The CIO link between outlandish and IT innovation


Embrace the outlandish.

It might be the philosophy of filmmaker Woody Allen, performer Lady Gaga or entrepreneur Richard Branson, but should it be the thinking of your organization?

Yes, says John Oesch, assistant professor of organizational behaviour at the University of Toronto’s Rotman School of Management.

If you want to be innovative you have to think outside the box, he recently told CIO Canada’s 2010 Exchange, and that means looking at things from different angles.


How different? Trying asking staff ‘How can we make customer service bad?’ That’s what will get them thinking.

“We tend not to be rewarded for producing outlandish ideas,” Oesch told the Toronto audience. Yet looking at process or products in wildly different ways can generate ideas that move an organization ahead of the competition, he said.

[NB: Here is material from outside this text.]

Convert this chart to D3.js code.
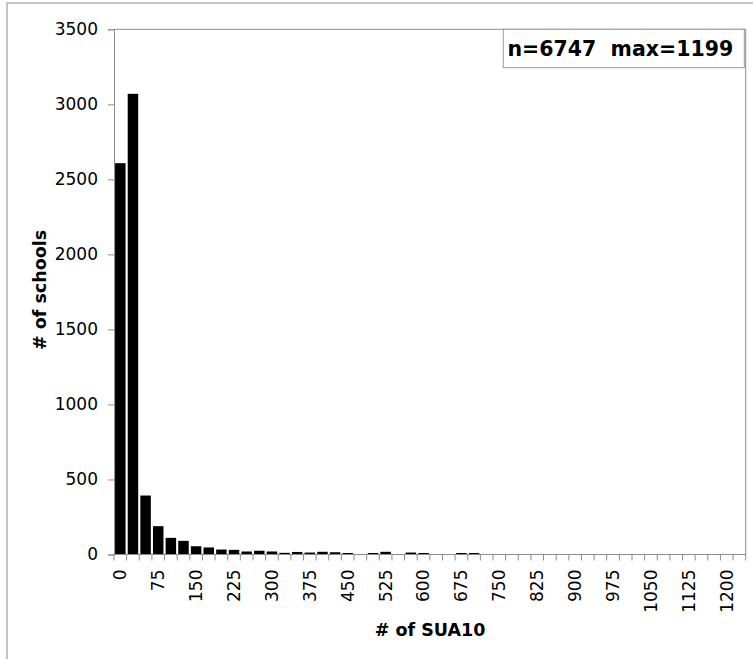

Take just-in-time inventory, Oesch said — the idea that manufacturers should keep only a day or two’s worth of inventory on hand. Or delivering packages around the world within 24 hours.

Brainstorming sessions are supposed to churn out ideas like these by the dozens. However, many brainstorming meetings get bogged down for a lack of creative thinking, he said.

But Oesch insisted creative thinking can be taught. “It’s a set of skills,” he said.

What blocks creating thinking is human nature. In effect, we’re judgment machines, quick to make decisions on eveyone’s ideas (including our own). But that suppresses creativity, he pointed out.

“In business, our reality is our social constructions,” he argued. “The social psychology [of people] strongly favours putting the brakes on stopping innovation. We worry about what others think of us.”

Training your staff to realize that can be a big step, Oesch said. So in a brainstorming session, staff may have to be encouraged to turn off their judgment systems — perhaps by asking for outlandish ideas (‘What would happen if we promoted randomly, and not by job appraisals?’… ‘What’s the advantage of giving personal tax breaks on the spin of a wheel?’).

That can lead to reframing problems – like the hotel chain that had a rule that people could only check out before 11 a.m. and check in after 3 p.m. Why not let guests check in and out when they want, as long as they notify the front desk?

Imitation shouldn’t be feared in brainstorming, Oesch added. That’s how the founder of FedEx got the idea of 24 hour package delivery – by copying it from the way U.S. banks process cheques. “Is this innovative?” he asked. “Damn right it is.”

Brainstorming sessions have to be structured, he added, lead by a facilitator. Let the ideas pour out for a few minutes, then stop and categorize them. Do several rounds. Creating categories should spin off more ideas.

There will be a learning curve, Oesch warned, but it will be worth it.